# nail polish



## wvpumpkin (May 3, 2005)

what is the fastest drying nail polishes, that I can get at target or walmart. I am so inpatient, I always end up smudging them.


----------



## Liz (May 3, 2005)

i'm not sure. i know there are like 60 second drying ones. but who knows if those reall work, ya know. i usually get nail polishes based on the colors, and they're usually not the fast drying ones.


----------



## Lealabell (May 3, 2005)

I keep hearing good things about the Rimmel quick drying one, but I'm not sure you can get it inthe stores you were talking about. Rimmel's pretty ubiquitous in the UK but I'm not sure how readily available it is to you guys over the pond.

I think I've heard good things about L'oreal and mabelline too.

If I smudge my polish I just dab my finger in remover then rub it over the surface.

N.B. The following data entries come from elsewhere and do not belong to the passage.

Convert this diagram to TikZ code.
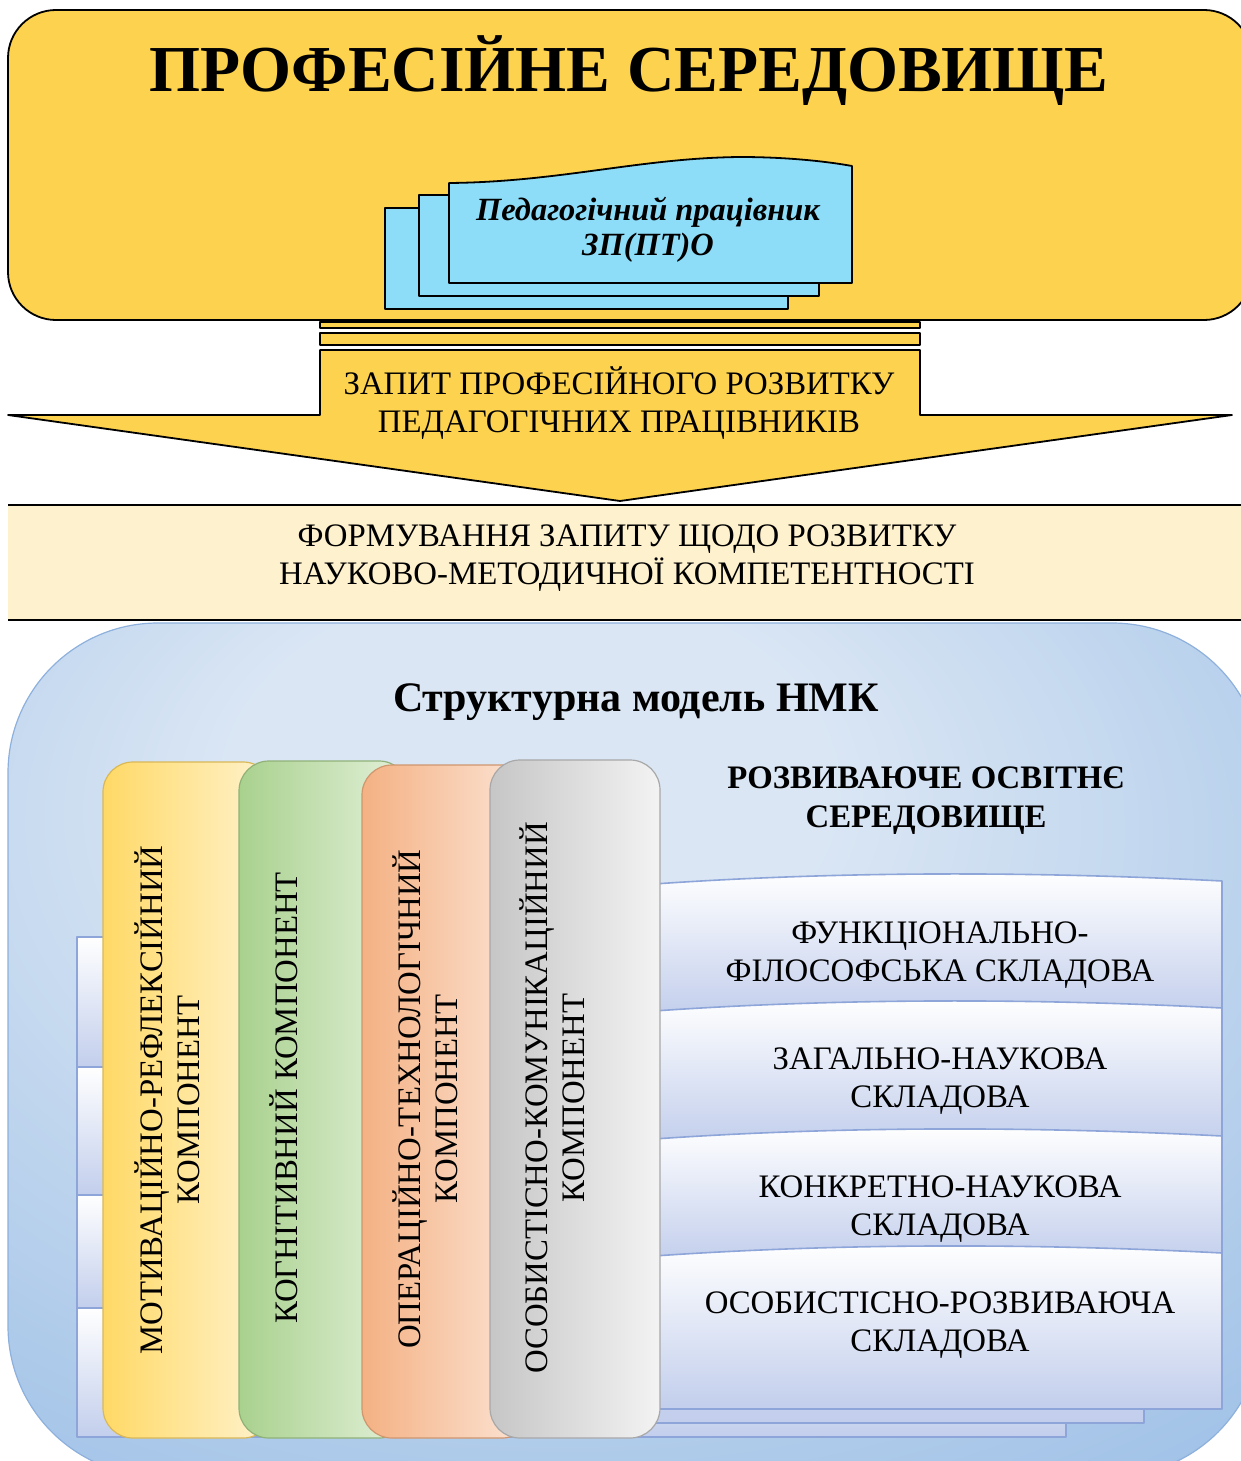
\documentclass[tikz,border=0pt]{standalone}
\usepackage{fontspec}
\setmainfont{Liberation Serif}
\usepackage{xcolor}
\definecolor{envyellow}{HTML}{FCD24F}
\definecolor{doccyan}{HTML}{8EDDF8}
\definecolor{reqbeige}{HTML}{FEF1CD}
\definecolor{modellight}{HTML}{DAE6F4}
\definecolor{modelblue}{HTML}{9CBFE6}
\definecolor{modeledge}{HTML}{8DB0DC}
\definecolor{bandline}{HTML}{8DA5D9}
\definecolor{bandblue}{HTML}{C2CEEC}
\definecolor{mrgold}{HTML}{FFD966}
\definecolor{mrlight}{HTML}{FFF3D0}
\definecolor{cogreen}{HTML}{A9D18E}
\definecolor{colight}{HTML}{E4F1DB}
\definecolor{opsalmon}{HTML}{F4B183}
\definecolor{oplight}{HTML}{FCE6D8}
\definecolor{osgray}{HTML}{C6C6C6}
\definecolor{oslight}{HTML}{F3F3F3}
\pgfdeclareradialshading{modelglow}{\pgfpoint{-5bp}{18bp}}{color(0bp)=(modellight); color(12bp)=(modellight); color(44bp)=(modelblue); color(80bp)=(modelblue)}
\def\colwidth{170}

\begin{document}
\begin{tikzpicture}[x=0.5pt,y=-0.5pt,line join=round]
    \tikzstyle{envshape}=[draw=black, line width=0.9pt, fill=envyellow]
    \tikzstyle{docsheet}=[draw=black, line width=0.9pt, fill=doccyan]
    \tikzstyle{txt}=[font=\fontsize{16.4}{18.7}\selectfont, align=center, inner sep=0pt]
    \tikzstyle{btxt}=[font=\fontsize{16.4}{19.5}\selectfont\bfseries, align=center, inner sep=0pt]
    \tikzstyle{band}=[draw=bandline, line width=0.8pt, top color=white, bottom color=bandblue]
    \tikzset{column/.style 2 args={draw=#1!85!black, line width=0.6pt, rounded corners=15pt, left color=#1, right color=#2}}

    \useasboundingbox (0,0) rectangle (1241,1461);

    % professional environment
    \draw[envshape, rounded corners=24pt] (8,10) rectangle (1252,320);
    \node[font=\fontsize{32.8}{36}\selectfont\bfseries, inner sep=0pt] (env) at (629,71) {ПРОФЕСІЙНЕ СЕРЕДОВИЩЕ};
    \draw[docsheet] (385,208) rectangle (788,309);
    \draw[docsheet] (419,195) rectangle (819,296);
    \draw[docsheet] (449,183) .. controls (560,182) and (640,158) .. (740,157) .. controls (790,157) and (830,162) .. (852,166) -- (852,283) -- (449,283) -- cycle;
    \node[btxt, font=\fontsize{16.2}{17.5}\selectfont\bfseries\itshape] (teacher) at (648,230) {Педагогічний працівник\\ЗП(ПТ)О};

    % request arrow
    \draw[envshape] (320,322) rectangle (920,328);
    \draw[envshape] (320,333) rectangle (920,345);
    \draw[envshape] (320,350) -- (920,350) -- (920,415) -- (1232,415) -- (620,501) -- (8,415) -- (320,415) -- cycle;
    \node[txt] (request) at (619,403) {ЗАПИТ ПРОФЕСІЙНОГО РОЗВИТКУ\\ПЕДАГОГІЧНИХ ПРАЦІВНИКІВ};

    \fill[reqbeige] (8,505) rectangle (1241,620);
    \draw[line width=0.9pt] (8,505) -- (1241,505) (8,620) -- (1241,620);
    \node[txt] (forming) at (627,558) {ФОРМУВАННЯ ЗАПИТУ ЩОДО РОЗВИТКУ\\НАУКОВО-МЕТОДИЧНОЇ КОМПЕТЕНТНОСТІ};

    % structural model
    \draw[draw=modeledge, line width=0.6pt, shading=modelglow, rounded corners=75pt] (8,623) rectangle (1262,1476);
    \node[font=\fontsize{21}{24}\selectfont\bfseries, inner sep=0pt] (model) at (636,702) {Структурна модель НМК};
    \node[btxt] (devenv) at (926,801) {РОЗВИВАЮЧЕ ОСВІТНЄ\\СЕРЕДОВИЩЕ};

    \foreach \ya/\yb in {937/1067, 1067/1195, 1195/1308, 1308/1437}
        \draw[band] (77,\ya) rectangle (1066,\yb);
    \draw[band, top color=bandblue!70] (120,1300) rectangle (1144,1423);
    \foreach \ya/\yb in {885/1017, 1012/1145, 1140/1262, 1257/1409}
        \draw[band] (640,\ya) .. controls (830,\ya-14) and (1030,\ya-14) .. (1222,\ya-4) -- (1222,\yb) -- (640,\yb) -- cycle;

    \node[txt] (funcphil) at (940,955) {ФУНКЦІОНАЛЬНО-\\ФІЛОСОФСЬКА СКЛАДОВА};
    \node[txt] (general) at (940,1081) {ЗАГАЛЬНО-НАУКОВА\\СКЛАДОВА};
    \node[txt] (concrete) at (940,1209) {КОНКРЕТНО-НАУКОВА\\СКЛАДОВА};
    \node[txt] (personal) at (940,1325) {ОСОБИСТІСНО-РОЗВИВАЮЧА\\СКЛАДОВА};

    % components
    \draw[column={mrgold}{mrlight}] (103,762) rectangle ++(\colwidth,676);
    \draw[column={cogreen}{colight}] (239,761) rectangle ++(\colwidth,677);
    \draw[column={opsalmon}{oplight}] (362,765) rectangle ++(\colwidth,673);
    \draw[column={osgray}{oslight}] (490,760) rectangle ++(\colwidth,678);

    \node[txt, rotate=90] (motiv) at (167,1100) {МОТИВАЦІЙНО-РЕФЛЕКСІЙНИЙ\\КОМПОНЕНТ};
    \node[txt, rotate=90] (cogn) at (284,1098) {КОГНІТИВНИЙ КОМПОНЕНТ};
    \node[txt, rotate=90] (oper) at (425,1099) {ОПЕРАЦІЙНО-ТЕХНОЛОГІЧНИЙ\\КОМПОНЕНТ};
    \node[txt, rotate=90] (commun) at (552,1098) {ОСОБИСТІСНО-КОМУНІКАЦІЙНИЙ\\КОМПОНЕНТ};
\end{tikzpicture}
\end{document}
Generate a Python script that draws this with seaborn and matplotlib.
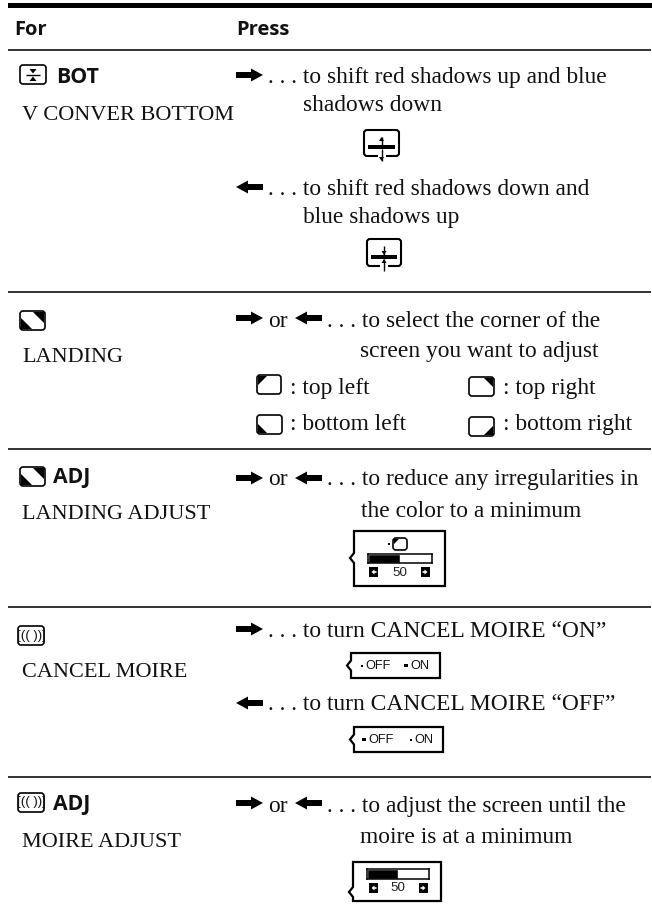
import matplotlib
matplotlib.use("Agg")
import logging
import matplotlib.pyplot as plt
from matplotlib.patches import FancyBboxPatch, Polygon, Rectangle
import seaborn as sns

logging.getLogger("matplotlib.font_manager").setLevel(logging.ERROR)

# text of the table
headers = ["For", "Press"]
bold_tags = ["BOT", "ADJ", "ADJ"]
item_names = ["V CONVER BOTTOM", "LANDING", "LANDING ADJUST", "CANCEL MOIRE", "MOIRE ADJUST"]
press_lines = [
    ". . . to shift red shadows up and blue",
    "shadows down",
    ". . . to shift red shadows down and",
    "blue shadows up",
    "or",
    ". . . to select the corner of the",
    "screen you want to adjust",
    "or",
    ". . . to reduce any irregularities in",
    "the color to a minimum",
    ". . . to turn CANCEL MOIRE \u201cON\u201d",
    ". . . to turn CANCEL MOIRE \u201cOFF\u201d",
    "or",
    ". . . to adjust the screen until the",
    "moire is at a minimum",
]
corner_labels = [": top left", ": top right", ": bottom left", ": bottom right"]
slider_values = [50, 50]
switch_labels = ["OFF", "ON"]

# layout in pixels
name_pos = [(22, 120), (22, 362), (22, 519), (22, 677), (22, 847)]
tag_pos = [(56, 83), (53, 483), (53, 810)]
press_pos = [(268, 83), (303, 111), (268, 195), (303, 223), (268, 327), (327, 327), (360, 357),
             (268, 485), (327, 485), (361, 517), (268, 637), (268, 710), (268, 812), (327, 812), (360, 843)]
corner_pos = [(290, 394), (503, 394), (290, 430), (503, 430)]
rule_y = [50, 292, 449, 607, 777]
right_arrows = [(236, 75), (236, 318), (236, 478), (236, 629), (236, 803)]
left_arrows = [(236, 187), (295, 318), (295, 478), (236, 703), (295, 803)]

SERIF = ["Liberation Serif", "DejaVu Serif"]
SANS = ["Liberation Sans", "DejaVu Sans"]
HEAD = ["Open Sans", "DejaVu Sans"]
INK = "#111111"

sns.set_theme(style="white")
fig = plt.figure(figsize=(6.52, 9.14), dpi=100)
ax = fig.add_axes([0, 0, 1, 1])
ax.set_xlim(0, 652)
ax.set_ylim(914, 0)
ax.axis("off")


def serif(x, y, s, size=16.9):
    ax.text(x, y, s, family=SERIF, fontsize=size, color=INK, va="baseline", ha="left")


def round_box(x0, y0, x1, y1, lw=1.2):
    ax.add_patch(FancyBboxPatch((x0 + 2, y0 + 2), x1 - x0 - 4, y1 - y0 - 4,
                                boxstyle="round,pad=2,rounding_size=3",
                                fc="white", ec="black", lw=lw, zorder=3))


def block_arrow(x, y, direction):
    # wide shaft, short head, 27 px long
    pts = [(0, -3), (15, -3), (15, -6.5), (27, 0), (15, 6.5), (15, 3), (0, 3)]
    if direction < 0:
        pts = [(27 - a, b) for a, b in pts]
    ax.add_patch(Polygon([(x + a, y + b) for a, b in pts], fc="black", ec="none"))


def corner_icon(x0, y0, x1, y1, corners, size=10):
    round_box(x0, y0, x1, y1)
    for c in corners:
        if c == "tl":
            pts = [(x0 + 1, y0 + 1), (x0 + size, y0 + 1), (x0 + 1, y0 + size)]
        elif c == "tr":
            pts = [(x1 - 1, y0 + 1), (x1 - size, y0 + 1), (x1 - 1, y0 + size)]
        elif c == "bl":
            pts = [(x0 + 1, y1 - 1), (x0 + size, y1 - 1), (x0 + 1, y1 - size)]
        else:
            pts = [(x1 - 1, y1 - 1), (x1 - size, y1 - 1), (x1 - 1, y1 - size)]
        ax.add_patch(Polygon(pts, fc="black", ec="none", zorder=4))


def moire_icon(x0, y0, x1, y1):
    round_box(x0, y0, x1, y1)
    ax.text((x0 + x1) / 2, (y0 + y1) / 2, "[(( ))]", family=SANS, fontsize=9.5, ha="center",
            va="center", color=INK, zorder=4)


def thin_arrow(x, y_from, y_to):
    ax.plot([x, x], [y_from, y_to], color="black", lw=1, zorder=5, solid_capstyle="butt")
    d = 1 if y_to > y_from else -1
    ax.add_patch(Polygon([(x - 2.5, y_to - 4 * d), (x + 2.5, y_to - 4 * d), (x, y_to)],
                         fc="black", ec="none", zorder=5))


def shadow_icon(x0, y0, x1, y1, bar_y, inward):
    cx = (x0 + x1) / 2
    round_box(x0, y0, x1, y1, lw=1.5)
    ax.add_patch(Rectangle((cx - 4, y1 - 2), 8, 4, fc="white", ec="none", zorder=4))
    ax.add_patch(Rectangle((x0 + 4, bar_y - 2), x1 - x0 - 8, 4, fc="black", ec="none", zorder=5))
    if inward:
        thin_arrow(cx, y0 + 7, bar_y - 2)
        thin_arrow(cx, y1 + 5, bar_y + 2)
    else:
        thin_arrow(cx, bar_y - 2, y0 + 7)
        thin_arrow(cx, bar_y + 2, y1 + 5)


def panel(x0, y0, x1, y1, notch_y):
    ax.add_patch(Polygon([(x0, y0), (x1, y0), (x1, y1), (x0, y1), (x0, notch_y + 5),
                          (x0 - 4, notch_y), (x0, notch_y - 5)],
                         closed=True, fc="white", ec="black", lw=1.6, zorder=2))


def step_button(x, y, direction):
    ax.add_patch(Rectangle((x, y), 9, 10, fc="black", ec="none", zorder=4))
    pts = [(2, 0), (-1, -2.5), (-1, -0.8), (-3, -0.8), (-3, 0.8), (-1, 0.8), (-1, 2.5)]
    ax.add_patch(Polygon([(x + 4.5 + a * direction, y + 5 + b) for a, b in pts],
                         fc="white", ec="none", zorder=5))


def slider(x0, y0, x1, y1, value):
    # level bar is a real horizontal bar on a 0-100 scale
    inset = fig.add_axes([x0 / 652, 1 - y1 / 914, (x1 - x0) / 652, (y1 - y0) / 914], zorder=6)
    sns.barplot(x=[value], y=[""], color="black", width=1, saturation=1, ax=inset)
    inset.set_xlim(0, 100)
    inset.set_ylim(0.5, -0.5)
    inset.set(xticks=[], yticks=[], xlabel="", ylabel="")
    for side in inset.spines.values():
        side.set_visible(True)
        side.set_color("black")
        side.set_linewidth(1.1)


def switch(x0, y0, x1, y1, off_x, on_x, selected):
    panel(x0, y0, x1, y1, (y0 + y1) / 2)
    ym = (y0 + y1) / 2
    for i, (lab, lx) in enumerate(zip(switch_labels, (off_x, on_x))):
        ax.text(lx, ym + 0.5, lab, family=SANS, fontsize=9.2, color=INK, ha="left", va="center", zorder=4)
        s = 3.4 if i == selected else 2
        ax.add_patch(Rectangle((lx - 2.5 - s, ym - s / 2), s, s, fc="black", ec="none", zorder=4))


# rules
ax.add_patch(Rectangle((8, 3), 644, 5, fc="black", ec="none"))
ax.hlines(rule_y, 8, 651, color="#222222", lw=1.3)

# header
ax.text(14, 35, headers[0], family=HEAD, weight="bold", fontsize=14.5, color=INK)
ax.text(236, 35, headers[1], family=HEAD, weight="bold", fontsize=14.5, color=INK)

for s, (x, y) in zip(bold_tags, tag_pos):
    ax.text(x, y, s, family=HEAD, weight="bold", fontsize=15.3, color=INK)
for s, (x, y) in zip(item_names, name_pos):
    serif(x, y, s, size=16)
for s, (x, y) in zip(press_lines, press_pos):
    serif(x, y, s)
for s, (x, y) in zip(corner_labels, corner_pos):
    serif(x, y, s)

for x, y in right_arrows:
    block_arrow(x, y, 1)
for x, y in left_arrows:
    block_arrow(x, y, -1)

# icons in the left column
round_box(20, 65, 46, 84)
ax.hlines(75, 26, 40, color="black", lw=1, zorder=4)
ax.add_patch(Polygon([(29.5, 69), (36.5, 69), (33, 73.5)], fc="black", ec="none", zorder=4))
ax.add_patch(Polygon([(29.5, 81), (36.5, 81), (33, 76.5)], fc="black", ec="none", zorder=4))
corner_icon(20, 311, 45, 330, ["bl", "tr"], size=12)
corner_icon(20, 467, 45, 486, ["bl", "tr"], size=12)
moire_icon(18, 626, 44, 645)
moire_icon(18, 793, 44, 812)

# convergence icons
shadow_icon(364, 130, 399, 156, 147, False)
shadow_icon(367, 239, 401, 266, 257, True)

# corner choice icons
corner_icon(257, 375, 281, 394, ["tl"])
corner_icon(469, 377, 494, 396, ["tr"])
corner_icon(257, 415, 282, 434, ["bl"])
corner_icon(469, 417, 494, 436, ["br"])

# landing adjust panel
panel(354, 531, 445, 586, 558)
corner_icon(393, 538, 407, 550, ["tl"], size=6)
ax.add_patch(Rectangle((388, 542.5), 2, 2, fc="black", ec="none", zorder=4))
slider(368, 554, 432, 563, slider_values[0])
step_button(369, 567, -1)
step_button(421, 567, 1)
ax.text(400, 573, str(slider_values[0]), family=SANS, fontsize=9.6, color="#222222",
        ha="center", va="center", zorder=4)

# cancel moire panels
switch(351, 653, 440, 678, 365, 410, 1)
switch(354, 727, 443, 752, 368, 414, 0)

# moire adjust panel
panel(353, 862, 441, 901, 892)
slider(367, 869, 429, 879, slider_values[1])
step_button(369, 883, -1)
step_button(419, 883, 1)
ax.text(398, 888, str(slider_values[1]), family=SANS, fontsize=9.6, color="#222222",
        ha="center", va="center", zorder=4)

fig.savefig("out.png", dpi=100)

It smooths the top layer without removing all the polish so you can just slick on another coat to top up the colour (I got this tip from my manicurist).


----------



## Anya1976 (May 3, 2005)

sally hansen's nail chromes and magical nail polishes dry in 60 seconds i use those when painting my little cousin's nails cus they always smudge their nails if i don't lol


----------



## keaLoha (May 3, 2005)

Originally Posted by *Anya1976* sally hansen's nail chromes and magical nail polishes dry in 60 seconds i use those when painting my little cousin's nails cus they always smudge their nails if i don't lol I tried this once &amp; have to agree it works pretty well.
Also check out WnW's quick-drying topper. It's in a n/p bottle, but is a dark blue liquid that you place over your top coat. I'm not sure of the proper name, but it works pretty well.


----------